Given records:
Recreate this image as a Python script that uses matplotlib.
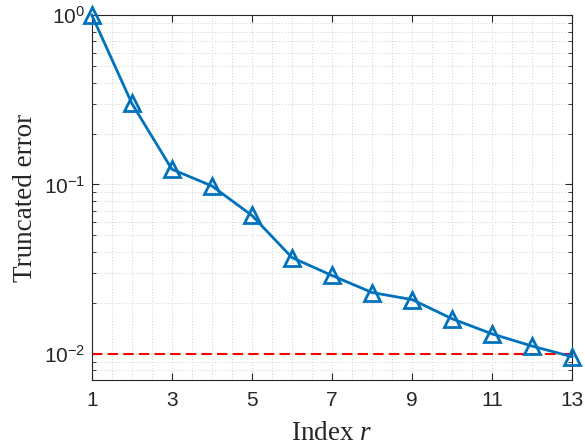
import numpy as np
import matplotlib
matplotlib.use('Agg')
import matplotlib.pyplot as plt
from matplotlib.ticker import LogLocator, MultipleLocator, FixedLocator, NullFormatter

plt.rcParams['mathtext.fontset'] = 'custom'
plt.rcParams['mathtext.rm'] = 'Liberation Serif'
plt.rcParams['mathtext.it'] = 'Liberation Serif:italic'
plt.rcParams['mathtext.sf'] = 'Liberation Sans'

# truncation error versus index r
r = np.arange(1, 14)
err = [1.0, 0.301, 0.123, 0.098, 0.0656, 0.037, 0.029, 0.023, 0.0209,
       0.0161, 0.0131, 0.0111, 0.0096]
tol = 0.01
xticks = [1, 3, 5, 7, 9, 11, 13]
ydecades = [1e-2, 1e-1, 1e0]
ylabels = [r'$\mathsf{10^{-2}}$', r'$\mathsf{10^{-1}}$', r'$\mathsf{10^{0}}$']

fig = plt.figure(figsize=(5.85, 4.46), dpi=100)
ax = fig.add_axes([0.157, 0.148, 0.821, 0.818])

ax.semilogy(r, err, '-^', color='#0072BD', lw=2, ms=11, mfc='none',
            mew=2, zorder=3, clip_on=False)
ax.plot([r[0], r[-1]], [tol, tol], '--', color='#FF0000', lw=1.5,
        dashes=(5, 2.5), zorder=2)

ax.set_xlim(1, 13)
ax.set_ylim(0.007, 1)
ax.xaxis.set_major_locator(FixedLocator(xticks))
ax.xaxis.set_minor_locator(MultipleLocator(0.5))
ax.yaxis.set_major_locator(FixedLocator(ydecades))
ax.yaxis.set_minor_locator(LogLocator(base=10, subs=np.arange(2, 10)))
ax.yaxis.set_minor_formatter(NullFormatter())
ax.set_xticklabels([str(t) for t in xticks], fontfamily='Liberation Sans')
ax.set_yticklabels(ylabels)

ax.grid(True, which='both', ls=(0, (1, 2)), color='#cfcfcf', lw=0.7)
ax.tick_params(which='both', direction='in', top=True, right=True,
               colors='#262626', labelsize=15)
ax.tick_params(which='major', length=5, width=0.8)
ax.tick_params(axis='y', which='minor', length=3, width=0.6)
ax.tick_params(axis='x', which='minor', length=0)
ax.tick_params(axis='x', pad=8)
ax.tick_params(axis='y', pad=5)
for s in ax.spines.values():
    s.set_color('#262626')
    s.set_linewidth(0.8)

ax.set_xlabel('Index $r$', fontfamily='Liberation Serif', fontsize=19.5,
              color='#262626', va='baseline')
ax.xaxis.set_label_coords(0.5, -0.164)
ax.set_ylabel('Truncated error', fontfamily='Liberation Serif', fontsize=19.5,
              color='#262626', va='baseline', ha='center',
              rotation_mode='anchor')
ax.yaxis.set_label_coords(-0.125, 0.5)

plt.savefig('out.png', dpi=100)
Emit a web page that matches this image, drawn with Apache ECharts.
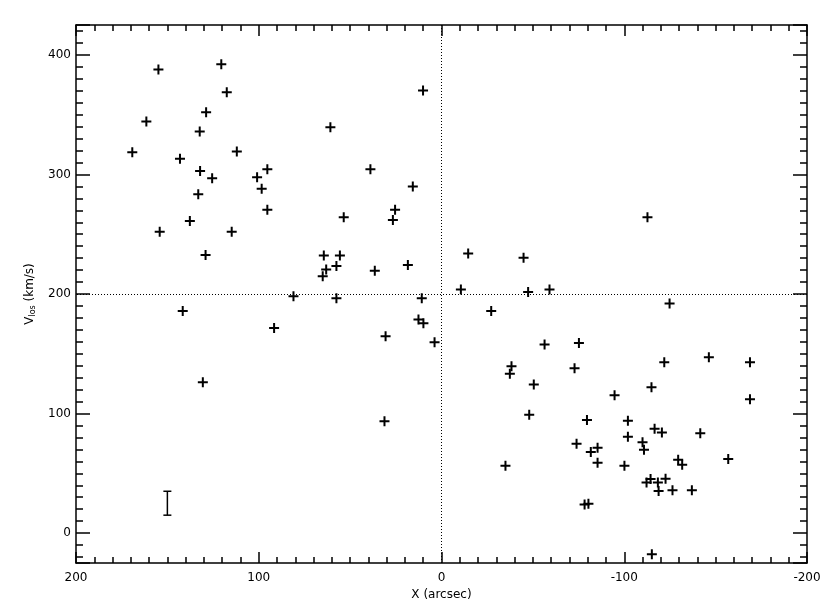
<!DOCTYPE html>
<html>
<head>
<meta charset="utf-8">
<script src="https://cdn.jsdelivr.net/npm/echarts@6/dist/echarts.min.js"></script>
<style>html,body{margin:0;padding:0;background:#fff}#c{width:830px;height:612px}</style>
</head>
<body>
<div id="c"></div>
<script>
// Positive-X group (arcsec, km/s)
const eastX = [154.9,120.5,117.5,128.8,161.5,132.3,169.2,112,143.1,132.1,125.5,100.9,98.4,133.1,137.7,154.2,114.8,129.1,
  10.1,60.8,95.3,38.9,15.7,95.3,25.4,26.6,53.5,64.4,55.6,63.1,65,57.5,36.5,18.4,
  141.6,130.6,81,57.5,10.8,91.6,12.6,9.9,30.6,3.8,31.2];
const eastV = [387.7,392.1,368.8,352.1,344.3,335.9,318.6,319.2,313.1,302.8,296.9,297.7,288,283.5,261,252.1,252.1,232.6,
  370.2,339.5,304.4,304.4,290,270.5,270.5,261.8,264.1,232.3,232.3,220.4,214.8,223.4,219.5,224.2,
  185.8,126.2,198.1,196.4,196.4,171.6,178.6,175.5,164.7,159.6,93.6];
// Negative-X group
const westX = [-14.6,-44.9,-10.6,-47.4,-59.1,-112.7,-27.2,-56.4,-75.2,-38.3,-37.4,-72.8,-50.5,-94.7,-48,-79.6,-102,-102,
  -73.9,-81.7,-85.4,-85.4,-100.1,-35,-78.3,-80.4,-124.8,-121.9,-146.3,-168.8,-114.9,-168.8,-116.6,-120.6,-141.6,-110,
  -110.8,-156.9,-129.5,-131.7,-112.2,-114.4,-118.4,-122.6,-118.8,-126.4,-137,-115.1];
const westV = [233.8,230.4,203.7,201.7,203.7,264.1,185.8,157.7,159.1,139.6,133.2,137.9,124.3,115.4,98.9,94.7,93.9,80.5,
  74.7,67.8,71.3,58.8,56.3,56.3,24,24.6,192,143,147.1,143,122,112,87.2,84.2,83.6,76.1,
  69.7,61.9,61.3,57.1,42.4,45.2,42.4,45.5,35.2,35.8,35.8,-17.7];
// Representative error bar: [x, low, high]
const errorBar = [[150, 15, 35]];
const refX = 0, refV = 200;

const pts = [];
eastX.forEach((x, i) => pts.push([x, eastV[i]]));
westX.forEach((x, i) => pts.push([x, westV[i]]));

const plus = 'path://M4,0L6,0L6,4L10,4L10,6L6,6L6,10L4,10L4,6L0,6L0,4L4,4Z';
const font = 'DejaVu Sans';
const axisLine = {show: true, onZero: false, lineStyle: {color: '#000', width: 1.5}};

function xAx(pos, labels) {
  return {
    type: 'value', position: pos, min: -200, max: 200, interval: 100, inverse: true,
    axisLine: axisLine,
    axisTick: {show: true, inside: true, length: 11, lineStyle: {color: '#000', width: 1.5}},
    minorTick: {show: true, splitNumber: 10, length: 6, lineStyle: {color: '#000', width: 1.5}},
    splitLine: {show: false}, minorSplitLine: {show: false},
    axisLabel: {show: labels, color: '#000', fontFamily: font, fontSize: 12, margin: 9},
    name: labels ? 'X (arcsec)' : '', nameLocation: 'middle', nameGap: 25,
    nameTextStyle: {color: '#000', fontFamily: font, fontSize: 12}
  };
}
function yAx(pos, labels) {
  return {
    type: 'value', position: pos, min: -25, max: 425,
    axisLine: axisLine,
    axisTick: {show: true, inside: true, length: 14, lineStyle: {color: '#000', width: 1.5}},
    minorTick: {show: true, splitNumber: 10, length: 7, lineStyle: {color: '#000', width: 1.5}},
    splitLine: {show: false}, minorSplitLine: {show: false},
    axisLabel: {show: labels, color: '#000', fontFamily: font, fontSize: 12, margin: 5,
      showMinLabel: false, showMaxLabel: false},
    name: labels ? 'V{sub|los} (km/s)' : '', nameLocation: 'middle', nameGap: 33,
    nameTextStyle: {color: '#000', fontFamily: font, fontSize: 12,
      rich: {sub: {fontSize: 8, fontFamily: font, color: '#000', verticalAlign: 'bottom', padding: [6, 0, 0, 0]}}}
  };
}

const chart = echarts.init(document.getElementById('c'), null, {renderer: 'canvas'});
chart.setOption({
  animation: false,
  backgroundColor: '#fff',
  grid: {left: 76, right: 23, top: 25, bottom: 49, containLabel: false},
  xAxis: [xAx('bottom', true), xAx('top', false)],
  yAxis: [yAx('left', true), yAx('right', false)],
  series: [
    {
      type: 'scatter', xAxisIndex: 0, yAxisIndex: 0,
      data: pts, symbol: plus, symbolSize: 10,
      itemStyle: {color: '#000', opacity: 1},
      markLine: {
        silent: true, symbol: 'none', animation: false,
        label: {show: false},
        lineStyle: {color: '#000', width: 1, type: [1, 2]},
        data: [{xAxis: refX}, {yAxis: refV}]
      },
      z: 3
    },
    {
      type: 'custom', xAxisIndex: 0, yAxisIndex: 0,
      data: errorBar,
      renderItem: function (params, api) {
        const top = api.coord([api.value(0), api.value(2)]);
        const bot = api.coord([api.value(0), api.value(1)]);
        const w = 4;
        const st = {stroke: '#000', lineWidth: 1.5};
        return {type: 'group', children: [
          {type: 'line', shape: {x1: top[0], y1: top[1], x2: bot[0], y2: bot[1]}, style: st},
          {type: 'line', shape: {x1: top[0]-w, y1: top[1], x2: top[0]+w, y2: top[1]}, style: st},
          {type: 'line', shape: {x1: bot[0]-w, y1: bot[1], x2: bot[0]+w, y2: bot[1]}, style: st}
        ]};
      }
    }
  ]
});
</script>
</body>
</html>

What you need to do: Repeat, word for word and with no pictures, only the lines running from the beginning of the data to the line that contains "ax.set_yticklabels(ylabels)".

Solution to the problem:
Recreate this image as a Python script that uses matplotlib.
import numpy as np
import matplotlib
matplotlib.use('Agg')
import matplotlib.pyplot as plt
from matplotlib.ticker import LogLocator, MultipleLocator, FixedLocator, NullFormatter

plt.rcParams['mathtext.fontset'] = 'custom'
plt.rcParams['mathtext.rm'] = 'Liberation Serif'
plt.rcParams['mathtext.it'] = 'Liberation Serif:italic'
plt.rcParams['mathtext.sf'] = 'Liberation Sans'

# truncation error versus index r
r = np.arange(1, 14)
err = [1.0, 0.301, 0.123, 0.098, 0.0656, 0.037, 0.029, 0.023, 0.0209,
       0.0161, 0.0131, 0.0111, 0.0096]
tol = 0.01
xticks = [1, 3, 5, 7, 9, 11, 13]
ydecades = [1e-2, 1e-1, 1e0]
ylabels = [r'$\mathsf{10^{-2}}$', r'$\mathsf{10^{-1}}$', r'$\mathsf{10^{0}}$']

fig = plt.figure(figsize=(5.85, 4.46), dpi=100)
ax = fig.add_axes([0.157, 0.148, 0.821, 0.818])

ax.semilogy(r, err, '-^', color='#0072BD', lw=2, ms=11, mfc='none',
            mew=2, zorder=3, clip_on=False)
ax.plot([r[0], r[-1]], [tol, tol], '--', color='#FF0000', lw=1.5,
        dashes=(5, 2.5), zorder=2)

ax.set_xlim(1, 13)
ax.set_ylim(0.007, 1)
ax.xaxis.set_major_locator(FixedLocator(xticks))
ax.xaxis.set_minor_locator(MultipleLocator(0.5))
ax.yaxis.set_major_locator(FixedLocator(ydecades))
ax.yaxis.set_minor_locator(LogLocator(base=10, subs=np.arange(2, 10)))
ax.yaxis.set_minor_formatter(NullFormatter())
ax.set_xticklabels([str(t) for t in xticks], fontfamily='Liberation Sans')
ax.set_yticklabels(ylabels)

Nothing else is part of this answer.